ETL Offloading A primary use case for data lakes is "ETL Offloading." Traditional ETL (Extract, Transform, Load) tools often struggle to scale. High-end database vendors promoted ELT (Extract, Load, Transform) to use the database engine for processing, but this consumes expensive compute resources. Hadoop offers a cost-effective alternative. In this model:

Operational data is ingested into Hadoop in its raw format.
Hadoop (using MapReduce or Spark) performs the heavy transformations.
The processed data is loaded into the Data Warehouse for end-user analytics. This establishes the foundation of a data lake containing a Raw Zone (original data) and a Gold Zone (transformed data), both of which remain available for other analytics beyond just feeding the warehouse.

Target Systems Data in the lake is consumed by various downstream systems:

Data Warehouses: Fed by bulk-loading processed files from the lake.
Operational Data Stores (ODS): The lake can replace the ODS, consolidating data cleansing and normalization to protect analytical workloads from ELT resource contention.
Real-Time Applications: The lake supports "Data Products"—production deployments of statistical models.
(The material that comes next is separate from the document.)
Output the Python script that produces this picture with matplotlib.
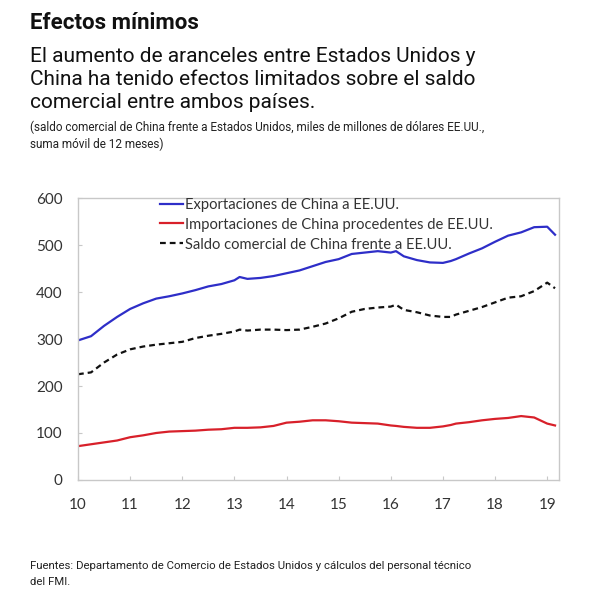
import matplotlib
matplotlib.use("Agg")
import matplotlib.pyplot as plt

# decimal year positions (ticks "10".."19" = start of each year)
years = [10.0, 10.25, 10.5, 10.75, 11.0, 11.25, 11.5, 11.75, 12.0, 12.25, 12.5, 12.75,
         13.0, 13.1, 13.25, 13.5, 13.75, 14.0, 14.25, 14.5, 14.75, 15.0, 15.25, 15.5,
         15.75, 16.0, 16.1, 16.25, 16.5, 16.75, 17.0, 17.15, 17.25, 17.5, 17.75, 18.0,
         18.25, 18.5, 18.75, 19.0, 19.15]

exportaciones = [297, 306, 328, 347, 364, 376, 386, 391, 397, 404, 412, 417,
                 425, 432, 428, 430, 434, 440, 446, 455, 464, 470, 481, 484,
                 487, 484, 487, 476, 468, 463, 462, 466, 470, 482, 493, 507,
                 520, 527, 538, 539, 522]

importaciones = [72, 76, 80, 84, 91, 95, 100, 103, 104, 105, 107, 108,
                 111, 111, 111, 112, 115, 122, 124, 127, 127, 125, 122, 121,
                 120, 116, 115, 113, 111, 111, 114, 117, 120, 123, 127, 130,
                 132, 136, 133, 120, 116]

saldo = [225, 229, 250, 267, 278, 284, 288, 291, 294, 302, 307, 311,
         316, 320, 318, 320, 320, 319, 320, 326, 333, 344, 358, 364,
         367, 369, 373, 362, 357, 350, 347, 347, 352, 360, 368, 378,
         388, 391, 402, 420, 408]

xticks = [10, 11, 12, 13, 14, 15, 16, 17, 18, 19]
yticks = [0, 100, 200, 300, 400, 500, 600]

fig = plt.figure(figsize=(6.0, 6.02), dpi=100)
ax = fig.add_axes([0.13, 0.2027, 0.802, 0.4683])

ax.plot(years, exportaciones, color="#2e2ec8", lw=1.6, label="Exportaciones de China a EE.UU.")
ax.plot(years, importaciones, color="#d8202a", lw=1.6, label="Importaciones de China procedentes de EE.UU.")
ax.plot(years, saldo, color="#111111", lw=1.6, ls=(0, (2.6, 1.8)), label="Saldo comercial de China frente a EE.UU.")

ax.set_xlim(10, 19.23)
ax.set_ylim(0, 600)
ax.set_xticks(xticks)
ax.set_xticklabels([str(t) for t in xticks])
ax.set_yticks(yticks)
for s in ax.spines.values():
    s.set_color("#c8c8c8")
    s.set_linewidth(1.0)
ax.tick_params(direction="in", length=3, color="#c8c8c8", labelsize=11, labelcolor="#333333")
ax.tick_params(axis="x", pad=13)
ax.tick_params(axis="y", pad=11)
for lab in ax.get_xticklabels() + ax.get_yticklabels():
    lab.set_family("Lato")

leg = ax.legend(loc="upper left", bbox_to_anchor=(0.158, 1.022), frameon=False,
                prop={"family": "Lato", "size": 10.6}, handlelength=1.6,
                handletextpad=0.12, labelspacing=0.4, borderaxespad=0)
for t in leg.get_texts():
    t.set_color("#333333")

fig.text(0.05, 0.952, "Efectos mínimos", family="Roboto", weight="bold", size=16, color="#111111")
fig.text(0.05, 0.8206, "El aumento de aranceles entre Estados Unidos y\nChina ha tenido efectos limitados sobre el saldo\ncomercial entre ambos países.",
         family="Roboto", size=15.0, color="#111111", linespacing=1.28)
fig.text(0.05, 0.754, "(saldo comercial de China frente a Estados Unidos, miles de millones de dólares EE.UU.,\nsuma móvil de 12 meses)",
         family="Roboto", size=8.5, color="#222222", linespacing=1.38)
fig.text(0.05, 0.028, "Fuentes: Departamento de Comercio de Estados Unidos y cálculos del personal técnico\ndel FMI.",
         family="Roboto", size=8.2, color="#222222", linespacing=1.75)

fig.savefig("out.png", dpi=100, facecolor="white")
Outputs include:
- Dashboards: Real-time state displays (e.g., stock tickers).
- Automated Actions (CEP): Complex Event Processing that triggers actions based on specific conditions (e.g., automated bidding).
- Alerts: Notifications triggered by complex logic involving both real-time and historical data.
- Data Sets: Bulk outputs, such as customer segmentation lists.

Conclusion The data lake offers a powerful evolution from the data pond/warehouse model. By serving as a central repository for raw, external, and processed data, and by leveraging low-cost storage to preserve full history, it enables advanced analytics and self-service while continuing to support traditional warehousing needs through ETL offloading.